Vous trouverez toujours quelqu’un qui vous dira qu’il est possible de se passer des avancées technologiques. Les menaces actuelles exigent de la rapidité et de l’efficacité dans la mise en œuvre des mesures qui suivent la prise de connaissance d’un incident. La rapidité et l’efficacité sont de véritables clefs de voûte de tout schéma de sécurité et de défense. OODA permet d’analyser une situation donnée et ainsi donner la possibilité au centre de commandement de comprendre l’étendue de la problématique et de coordonner les actions sur le terrain, en permettant aux opérateurs déployés de comprendre eux aussi le schéma tactique qui aura été décidé au niveau supérieur.

À quelle échelle a été déployé OODA aujourd’hui ?
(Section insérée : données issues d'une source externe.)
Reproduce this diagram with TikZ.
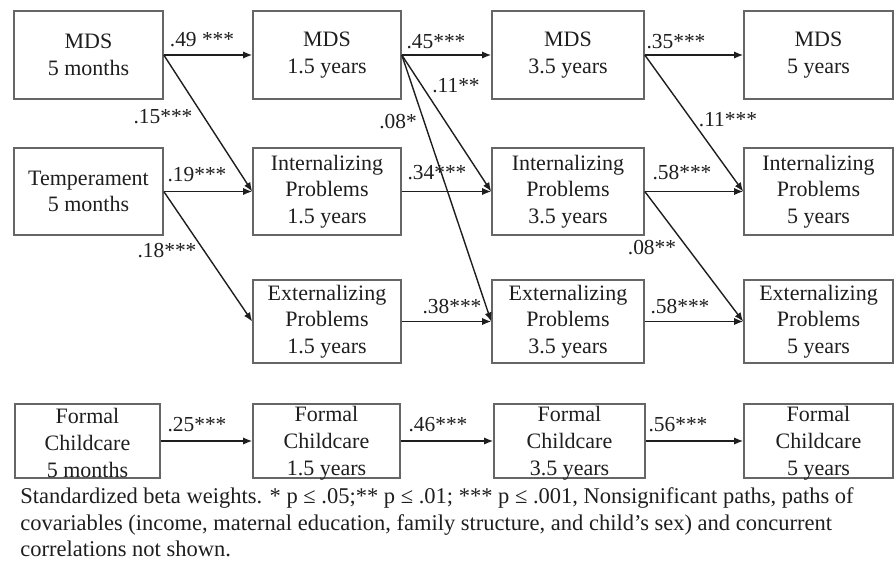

Notre technologie est déployée dans les pays du Moyen-Orient et notamment au Qatar, pays dans lequel nous équipons les stades pour la future Coupe du monde de football en 2022. Nous avons également une filiale à Dubaï, pays dans lequel notre technologie est déployée pour sécuriser l’exposition universelle qui a lieu actuellement.

Parallèlement, nous continuons nos efforts afin de pénétrer le marché français, mais le circuit de décision d’achat est un peu plus long qu’au Moyen-Orient. Nous déployons actuellement notre système dans une grande ville en France et sommes en discussion avec d’autres.

Dans un climat qui est instable sur un plan sécuritaire, quels sont selon votre expertise les principaux défis à venir pour les États et les sociétés civiles ? 

Je pense qu’il y a un vrai défi, à la fois étatique et sociétal, qui consiste à trouver un juste équilibre entre l’efficacité indéniable pour le monde de la sécurité qu’apportent les technologies du numérique et l’indispensable protection des libertés individuelles. L’approche qui consisterait à privilégier l’une ou l’autre serait à ne pas en douter une erreur gravissime.

Le deuxième défi important qu’auront à relever l’État et la société sera de protéger l’ensemble des données afin qu’elles ne puissent être détournées par des intervenants extérieurs mal intentionnés ou par des intérêts purement mercantiles.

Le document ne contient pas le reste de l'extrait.